Berbeda akidah tak akan ada ukhuwah?
Aku muslim dan kau kafir.
Bersaudara? Never!
Realita sekarang ini semakin jauh dari perdamaian, persaudaraan, persatuan. Setiap kelompok juga individu saling menjustifikasi kebenaran yang ada pada kelompok dan diri masing-masing. ‘Saya benar dan kau salah’, ‘saya muslim dan kau kafir’, ‘saya kay dan kau miskin’, ‘saya pintar dan kau bodoh’, ‘gue gaul dan elo nggak’, ‘aku indah dan kau jelek’, aku berkuasa dan kau tak bisa apa-apa’, aku ini dan kau itu. Apa lagi?
Banyak dari saudara kita yang kelebihan bahkan berlimpahan materi yang seharusnya dekat dengan mereka yang kekurangan, justru semakin menjauhkan diri. Gengsi bahkan pelit untuk berbagi sedikit dari yang berlimpahan itu. Masing-masing mengasingkan diri dan diasingkan.
Beberapa cendekiawan tak lagi menjalankan kewajibannya sebagai orang yang tahu maka harus memberitahu. cendekiawan tak lagi rela berbagi ilmu kepada mereka yang tak sanggup mengenyam pendidikan yang makin hari marak menstandar internasionalkan institusi pendidikannya dan dengan biaya yang ‘internasional’ pula. Tak sanggup pintar akibat negara yang ‘salah baca’ UU 45 atau lupa sudah menetapkan UU tersebut, yakni pasal 34 “Fakir miskin dan anak terlantar dipelihara oleh negara” dan pasal 31, 1) Tiap warga negara berhak mendapatkan pengajaran, 2) pemerintah mengusahakan dan menyelenggarakan satu sistem pengajaran nasional yang diatur dengan undang-undang. Tapi semua bisa lihat tanpa mata, negara ‘salah baca’, “Fakir miskin dan anak terlantar dipelihara keterlantarannya oleh negara”. Orang-orang lagi-lagi mengasingkan diri yang lainnya. Orang-orang pintar mendukung negara dalam proses ‘pembodohan’.
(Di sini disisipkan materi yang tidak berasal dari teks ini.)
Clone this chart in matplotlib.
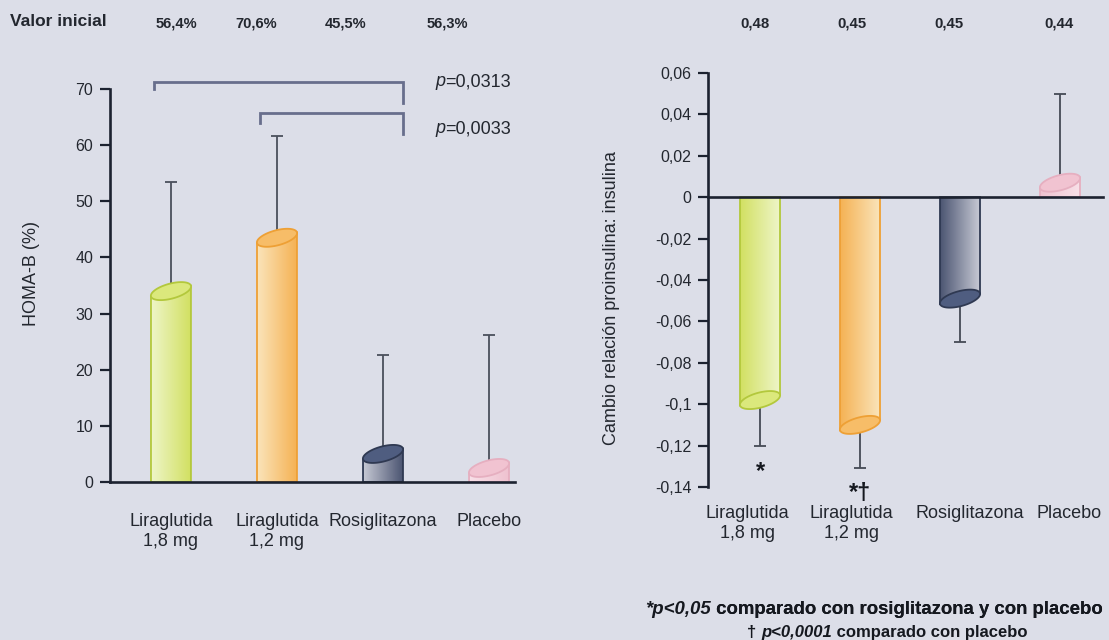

“Gue anak gaul, mann!! Nih, gue pake BB. Di kantong kiri gue ada iphone, di tas gue ada ipad, tiap weekend gue clubbing coii..., liat nih jari-jari gue berkilau gara-gara berlian mangkir di sini, pergelangan tangan gue makin indah dengan rolex. Kaki gue tambah cantik minimal dengan gosh. Senyum gue makin manis dengan behel pelangi. Gue makin gaul dengan roda empat gue gas kemana-mana. Elo apa?? Rambut elo lurus paling ‘digosok’ (baca:seterika). Gigi lo karatan, kaki lo dibingkai swallow. Kalo pake sepatu mah paling banter adidas kelebihan satu line alias adira dengan empat lines! Lo kate asuransi? Hape? Punya kaga lo? Baju? Belinya pasti di pasar loak.”
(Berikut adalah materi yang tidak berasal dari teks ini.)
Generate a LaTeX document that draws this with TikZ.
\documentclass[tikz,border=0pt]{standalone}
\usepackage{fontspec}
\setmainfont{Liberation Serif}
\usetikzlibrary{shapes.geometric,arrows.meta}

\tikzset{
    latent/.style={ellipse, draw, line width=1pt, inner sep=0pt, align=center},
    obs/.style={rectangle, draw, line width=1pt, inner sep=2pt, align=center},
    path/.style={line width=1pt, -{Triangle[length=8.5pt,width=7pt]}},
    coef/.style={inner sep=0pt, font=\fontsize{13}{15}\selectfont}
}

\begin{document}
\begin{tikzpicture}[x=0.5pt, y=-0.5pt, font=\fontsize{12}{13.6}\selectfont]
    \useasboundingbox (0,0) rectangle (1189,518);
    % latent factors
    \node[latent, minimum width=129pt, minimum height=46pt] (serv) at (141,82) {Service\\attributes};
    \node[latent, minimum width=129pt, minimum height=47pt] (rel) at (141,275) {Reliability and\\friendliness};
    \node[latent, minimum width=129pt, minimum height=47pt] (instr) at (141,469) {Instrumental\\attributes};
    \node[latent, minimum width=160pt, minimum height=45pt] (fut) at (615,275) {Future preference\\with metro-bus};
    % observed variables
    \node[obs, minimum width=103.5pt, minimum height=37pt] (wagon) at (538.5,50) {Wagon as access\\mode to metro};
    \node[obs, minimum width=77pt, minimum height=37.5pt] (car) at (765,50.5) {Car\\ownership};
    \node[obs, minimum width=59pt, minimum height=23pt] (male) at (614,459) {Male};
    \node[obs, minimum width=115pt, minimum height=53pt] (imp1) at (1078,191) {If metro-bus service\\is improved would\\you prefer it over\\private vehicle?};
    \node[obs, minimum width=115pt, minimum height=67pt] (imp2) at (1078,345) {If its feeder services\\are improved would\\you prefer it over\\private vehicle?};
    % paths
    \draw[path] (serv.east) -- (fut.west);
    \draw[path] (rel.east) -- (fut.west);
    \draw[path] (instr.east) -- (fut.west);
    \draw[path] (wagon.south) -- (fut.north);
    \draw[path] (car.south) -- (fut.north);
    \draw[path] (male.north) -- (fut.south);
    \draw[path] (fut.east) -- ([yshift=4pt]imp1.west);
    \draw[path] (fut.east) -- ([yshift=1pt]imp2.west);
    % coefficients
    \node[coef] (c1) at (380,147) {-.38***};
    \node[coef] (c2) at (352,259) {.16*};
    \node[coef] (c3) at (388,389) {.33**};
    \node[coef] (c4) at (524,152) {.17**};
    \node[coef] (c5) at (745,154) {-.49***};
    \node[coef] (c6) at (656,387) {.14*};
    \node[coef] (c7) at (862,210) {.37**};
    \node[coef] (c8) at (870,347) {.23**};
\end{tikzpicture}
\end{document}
Begitulah kehidupan bercerita. Tak perlu si Gaul dan si Kolot bercerita dengan lisannya. Anak manusia ini lagi-lagi saling mengasingkan dan diasingkan.
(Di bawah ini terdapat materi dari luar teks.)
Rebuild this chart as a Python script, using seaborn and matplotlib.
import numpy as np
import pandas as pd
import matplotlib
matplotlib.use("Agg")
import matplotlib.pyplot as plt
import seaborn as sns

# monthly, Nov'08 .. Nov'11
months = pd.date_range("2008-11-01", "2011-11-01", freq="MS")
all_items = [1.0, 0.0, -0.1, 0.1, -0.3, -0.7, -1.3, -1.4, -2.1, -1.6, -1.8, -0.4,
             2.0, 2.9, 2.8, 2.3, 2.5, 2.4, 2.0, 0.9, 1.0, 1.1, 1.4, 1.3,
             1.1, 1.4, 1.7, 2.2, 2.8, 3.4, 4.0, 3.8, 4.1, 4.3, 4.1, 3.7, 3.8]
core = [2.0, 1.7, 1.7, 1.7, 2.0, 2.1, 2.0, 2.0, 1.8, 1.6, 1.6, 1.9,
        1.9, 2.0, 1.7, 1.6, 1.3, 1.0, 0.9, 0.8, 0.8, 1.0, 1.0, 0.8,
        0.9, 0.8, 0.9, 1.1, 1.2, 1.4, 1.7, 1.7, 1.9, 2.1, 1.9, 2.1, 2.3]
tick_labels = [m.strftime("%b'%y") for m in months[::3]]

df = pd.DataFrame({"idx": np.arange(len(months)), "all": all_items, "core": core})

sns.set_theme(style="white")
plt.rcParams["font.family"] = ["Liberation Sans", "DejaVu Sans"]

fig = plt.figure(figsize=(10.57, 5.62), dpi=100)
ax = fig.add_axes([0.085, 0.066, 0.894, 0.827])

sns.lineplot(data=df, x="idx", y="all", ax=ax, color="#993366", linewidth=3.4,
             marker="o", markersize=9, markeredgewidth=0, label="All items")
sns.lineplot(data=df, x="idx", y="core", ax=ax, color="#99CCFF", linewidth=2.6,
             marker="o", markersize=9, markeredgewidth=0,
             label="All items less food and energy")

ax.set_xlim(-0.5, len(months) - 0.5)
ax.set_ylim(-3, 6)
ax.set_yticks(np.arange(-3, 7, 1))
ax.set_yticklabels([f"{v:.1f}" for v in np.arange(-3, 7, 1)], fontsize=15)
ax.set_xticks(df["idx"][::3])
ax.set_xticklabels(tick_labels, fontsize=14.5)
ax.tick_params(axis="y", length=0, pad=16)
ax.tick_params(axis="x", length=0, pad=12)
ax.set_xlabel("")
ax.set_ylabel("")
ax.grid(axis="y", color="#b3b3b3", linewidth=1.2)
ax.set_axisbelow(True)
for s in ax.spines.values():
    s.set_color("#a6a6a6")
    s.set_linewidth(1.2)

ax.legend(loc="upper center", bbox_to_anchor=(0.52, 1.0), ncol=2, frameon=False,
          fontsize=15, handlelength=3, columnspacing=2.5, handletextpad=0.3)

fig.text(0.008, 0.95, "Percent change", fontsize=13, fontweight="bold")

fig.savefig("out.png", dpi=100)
“Aku berkuasa dan kau tak bisa apa-apa! Tanahmu milikku. Kau harusnya tak perlu bersedih kalau pasukan di belakang mulai menyerok rumahmu. Bukankah kau sudah terbiasa susah?? Terimalah.
Lagi-lagi saling mengasingkan dan diasingkan.
Bagaimana dengan masalah yang sensitif satu ini? ya, keyakinan—agama. Sebagian dari kta hanya ingin bergaul dengan sesama Buddhis saja, sesama Hindu saja, sesama Kristiani saja, sesama Muslim saja. Semua saling mengkafirkan. Saya benar dan kau salah, kau kafir! Kau bukan golongan selamat. Kami masuk surga dan pastinya kau akan ke neraka!
Berdasarkan pengalam pribadi, saya pernah mengikuti forum diskusi di mana disitu kami secara tak sadar di cekok bahwa kami sebagai orang muslim tidak bisa merajut tali persaudaraan dengan yang non muslim (saya tak akan menjelaskna panjang lebar), ujungnya adalah kita sebagai muslim tidak boleh kalah dengan non muslim yang sudah jelas-jelas salah akidahnya (astaghfirullahal adzim waatubuilaik) dalam beribadah. Saya merasa seperti manajer perusahaan bisnis saja yang harus selalu siap menghadapi pesaing-pesaing di luar sana—benar-benar ‘pedagang’. Apakah kita adalah golongan ibadah para pedagang? Beribadah karena persaingan dan dengan tendensi pahala dan surga?? (astaghfirullah). Landasannya selalu skriptualis. Kita diharamkan berlogika, siapa yang berlogika maka ia kafir. Jadi untuk apa kita diberikan akal kalau hanya harus patuh pada skrip saja? Sesungguhnya Allah tidak menciptakan sesuatu dengan sia-sia. Firman Allah, ‘(yaitu) mereka yang mendengarkan perkataan lalu mengikuti apa yang baik di antaranya. Mereka itulah orang-orang yang telah Diberi petunjuk oleh Allah dan mereka itulah orang-orang yang mempunyia akal sehat. (QS. 39:18).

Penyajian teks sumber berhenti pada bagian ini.